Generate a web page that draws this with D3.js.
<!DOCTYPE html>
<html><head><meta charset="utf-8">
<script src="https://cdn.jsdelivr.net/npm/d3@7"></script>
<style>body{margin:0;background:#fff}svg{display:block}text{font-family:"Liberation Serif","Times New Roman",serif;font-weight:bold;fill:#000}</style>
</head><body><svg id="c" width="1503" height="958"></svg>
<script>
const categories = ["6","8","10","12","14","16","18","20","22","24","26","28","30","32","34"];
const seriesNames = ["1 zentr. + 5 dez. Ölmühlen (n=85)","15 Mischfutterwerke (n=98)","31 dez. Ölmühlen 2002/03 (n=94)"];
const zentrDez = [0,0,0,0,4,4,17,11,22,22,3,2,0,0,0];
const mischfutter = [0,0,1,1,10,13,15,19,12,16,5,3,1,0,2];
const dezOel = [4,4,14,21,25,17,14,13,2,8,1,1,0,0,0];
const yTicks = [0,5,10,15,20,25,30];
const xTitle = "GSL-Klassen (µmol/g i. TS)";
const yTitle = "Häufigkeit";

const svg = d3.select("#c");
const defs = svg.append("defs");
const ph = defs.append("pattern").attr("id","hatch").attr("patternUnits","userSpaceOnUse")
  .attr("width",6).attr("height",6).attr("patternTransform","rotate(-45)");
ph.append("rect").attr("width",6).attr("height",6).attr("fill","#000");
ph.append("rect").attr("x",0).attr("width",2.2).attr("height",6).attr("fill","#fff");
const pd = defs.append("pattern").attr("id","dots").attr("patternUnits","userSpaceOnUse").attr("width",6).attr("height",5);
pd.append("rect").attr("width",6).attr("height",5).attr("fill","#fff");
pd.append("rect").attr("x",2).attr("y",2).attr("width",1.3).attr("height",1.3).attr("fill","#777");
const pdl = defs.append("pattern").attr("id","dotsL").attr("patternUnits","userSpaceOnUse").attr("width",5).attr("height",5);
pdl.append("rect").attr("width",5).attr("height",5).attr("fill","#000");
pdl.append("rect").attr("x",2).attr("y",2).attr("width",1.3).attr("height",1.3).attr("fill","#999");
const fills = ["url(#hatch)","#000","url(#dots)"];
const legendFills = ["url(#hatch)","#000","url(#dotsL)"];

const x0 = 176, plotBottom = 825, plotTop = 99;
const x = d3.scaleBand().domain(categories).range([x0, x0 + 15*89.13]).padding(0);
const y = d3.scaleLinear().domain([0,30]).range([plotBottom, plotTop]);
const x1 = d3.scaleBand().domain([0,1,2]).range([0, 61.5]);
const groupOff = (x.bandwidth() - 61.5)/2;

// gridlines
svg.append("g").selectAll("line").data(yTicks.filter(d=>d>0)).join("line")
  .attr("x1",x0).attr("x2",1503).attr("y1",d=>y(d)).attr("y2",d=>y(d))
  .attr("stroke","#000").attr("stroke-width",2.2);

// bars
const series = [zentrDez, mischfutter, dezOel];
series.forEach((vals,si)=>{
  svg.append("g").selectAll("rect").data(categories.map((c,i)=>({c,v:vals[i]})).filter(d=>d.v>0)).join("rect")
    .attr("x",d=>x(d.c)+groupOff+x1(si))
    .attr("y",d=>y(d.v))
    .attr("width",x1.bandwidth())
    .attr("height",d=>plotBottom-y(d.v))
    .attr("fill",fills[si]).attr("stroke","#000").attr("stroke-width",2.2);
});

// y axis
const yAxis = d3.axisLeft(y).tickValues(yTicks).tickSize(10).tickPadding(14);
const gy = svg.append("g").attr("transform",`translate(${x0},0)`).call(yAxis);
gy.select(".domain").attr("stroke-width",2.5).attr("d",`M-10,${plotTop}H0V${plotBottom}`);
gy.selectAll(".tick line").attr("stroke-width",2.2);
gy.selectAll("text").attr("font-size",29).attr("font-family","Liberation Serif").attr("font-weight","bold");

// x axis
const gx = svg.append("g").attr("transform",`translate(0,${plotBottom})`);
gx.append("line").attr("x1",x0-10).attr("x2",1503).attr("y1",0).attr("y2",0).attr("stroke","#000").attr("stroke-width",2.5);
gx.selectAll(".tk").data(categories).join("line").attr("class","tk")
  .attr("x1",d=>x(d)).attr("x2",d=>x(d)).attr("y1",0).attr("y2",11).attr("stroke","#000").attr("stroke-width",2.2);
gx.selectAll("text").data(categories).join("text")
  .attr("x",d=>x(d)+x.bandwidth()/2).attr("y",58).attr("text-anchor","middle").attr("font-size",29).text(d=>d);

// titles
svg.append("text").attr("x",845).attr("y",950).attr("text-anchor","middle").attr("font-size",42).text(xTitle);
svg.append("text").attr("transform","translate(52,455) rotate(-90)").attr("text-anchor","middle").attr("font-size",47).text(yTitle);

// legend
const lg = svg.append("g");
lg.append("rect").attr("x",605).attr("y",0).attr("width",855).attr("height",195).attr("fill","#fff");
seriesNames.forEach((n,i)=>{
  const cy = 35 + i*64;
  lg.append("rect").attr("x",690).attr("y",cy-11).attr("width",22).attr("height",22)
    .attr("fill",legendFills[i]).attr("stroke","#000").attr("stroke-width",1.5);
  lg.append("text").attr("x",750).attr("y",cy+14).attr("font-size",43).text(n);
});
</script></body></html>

####

WHAT IS REQUIRED: Restate the data above word for word, please.

RESULT BELOW:
Generate a web page that draws this with D3.js.
<!DOCTYPE html>
<html><head><meta charset="utf-8">
<script src="https://cdn.jsdelivr.net/npm/d3@7"></script>
<style>body{margin:0;background:#fff}svg{display:block}text{font-family:"Liberation Serif","Times New Roman",serif;font-weight:bold;fill:#000}</style>
</head><body><svg id="c" width="1503" height="958"></svg>
<script>
const categories = ["6","8","10","12","14","16","18","20","22","24","26","28","30","32","34"];
const seriesNames = ["1 zentr. + 5 dez. Ölmühlen (n=85)","15 Mischfutterwerke (n=98)","31 dez. Ölmühlen 2002/03 (n=94)"];
const zentrDez = [0,0,0,0,4,4,17,11,22,22,3,2,0,0,0];
const mischfutter = [0,0,1,1,10,13,15,19,12,16,5,3,1,0,2];
const dezOel = [4,4,14,21,25,17,14,13,2,8,1,1,0,0,0];
const yTicks = [0,5,10,15,20,25,30];
const xTitle = "GSL-Klassen (µmol/g i. TS)";
const yTitle = "Häufigkeit";

const svg = d3.select("#c");
const defs = svg.append("defs");
const ph = defs.append("pattern").attr("id","hatch").attr("patternUnits","userSpaceOnUse")
  .attr("width",6).attr("height",6).attr("patternTransform","rotate(-45)");
ph.append("rect").attr("width",6).attr("height",6).attr("fill","#000");
ph.append("rect").attr("x",0).attr("width",2.2).attr("height",6).attr("fill","#fff");
const pd = defs.append("pattern").attr("id","dots").attr("patternUnits","userSpaceOnUse").attr("width",6).attr("height",5);
pd.append("rect").attr("width",6).attr("height",5).attr("fill","#fff");
pd.append("rect").attr("x",2).attr("y",2).attr("width",1.3).attr("height",1.3).attr("fill","#777");
const pdl = defs.append("pattern").attr("id","dotsL").attr("patternUnits","userSpaceOnUse").attr("width",5).attr("height",5);
pdl.append("rect").attr("width",5).attr("height",5).attr("fill","#000");
pdl.append("rect").attr("x",2).attr("y",2).attr("width",1.3).attr("height",1.3).attr("fill","#999");
const fills = ["url(#hatch)","#000","url(#dots)"];
const legendFills = ["url(#hatch)","#000","url(#dotsL)"];

const x0 = 176, plotBottom = 825, plotTop = 99;
const x = d3.scaleBand().domain(categories).range([x0, x0 + 15*89.13]).padding(0);
const y = d3.scaleLinear().domain([0,30]).range([plotBottom, plotTop]);
const x1 = d3.scaleBand().domain([0,1,2]).range([0, 61.5]);
const groupOff = (x.bandwidth() - 61.5)/2;

// gridlines
svg.append("g").selectAll("line").data(yTicks.filter(d=>d>0)).join("line")
  .attr("x1",x0).attr("x2",1503).attr("y1",d=>y(d)).attr("y2",d=>y(d))
  .attr("stroke","#000").attr("stroke-width",2.2);

// bars
const series = [zentrDez, mischfutter, dezOel];
series.forEach((vals,si)=>{
  svg.append("g").selectAll("rect").data(categories.map((c,i)=>({c,v:vals[i]})).filter(d=>d.v>0)).join("rect")
    .attr("x",d=>x(d.c)+groupOff+x1(si))
    .attr("y",d=>y(d.v))
    .attr("width",x1.bandwidth())
    .attr("height",d=>plotBottom-y(d.v))
    .attr("fill",fills[si]).attr("stroke","#000").attr("stroke-width",2.2);
});

// y axis
const yAxis = d3.axisLeft(y).tickValues(yTicks).tickSize(10).tickPadding(14);
const gy = svg.append("g").attr("transform",`translate(${x0},0)`).call(yAxis);
gy.select(".domain").attr("stroke-width",2.5).attr("d",`M-10,${plotTop}H0V${plotBottom}`);
gy.selectAll(".tick line").attr("stroke-width",2.2);
gy.selectAll("text").attr("font-size",29).attr("font-family","Liberation Serif").attr("font-weight","bold");

// x axis
const gx = svg.append("g").attr("transform",`translate(0,${plotBottom})`);
gx.append("line").attr("x1",x0-10).attr("x2",1503).attr("y1",0).attr("y2",0).attr("stroke","#000").attr("stroke-width",2.5);
gx.selectAll(".tk").data(categories).join("line").attr("class","tk")
  .attr("x1",d=>x(d)).attr("x2",d=>x(d)).attr("y1",0).attr("y2",11).attr("stroke","#000").attr("stroke-width",2.2);
gx.selectAll("text").data(categories).join("text")
  .attr("x",d=>x(d)+x.bandwidth()/2).attr("y",58).attr("text-anchor","middle").attr("font-size",29).text(d=>d);

// titles
svg.append("text").attr("x",845).attr("y",950).attr("text-anchor","middle").attr("font-size",42).text(xTitle);
svg.append("text").attr("transform","translate(52,455) rotate(-90)").attr("text-anchor","middle").attr("font-size",47).text(yTitle);

// legend
const lg = svg.append("g");
lg.append("rect").attr("x",605).attr("y",0).attr("width",855).attr("height",195).attr("fill","#fff");
seriesNames.forEach((n,i)=>{
  const cy = 35 + i*64;
  lg.append("rect").attr("x",690).attr("y",cy-11).attr("width",22).attr("height",22)
    .attr("fill",legendFills[i]).attr("stroke","#000").attr("stroke-width",1.5);
  lg.append("text").attr("x",750).attr("y",cy+14).attr("font-size",43).text(n);
});
</script></body></html>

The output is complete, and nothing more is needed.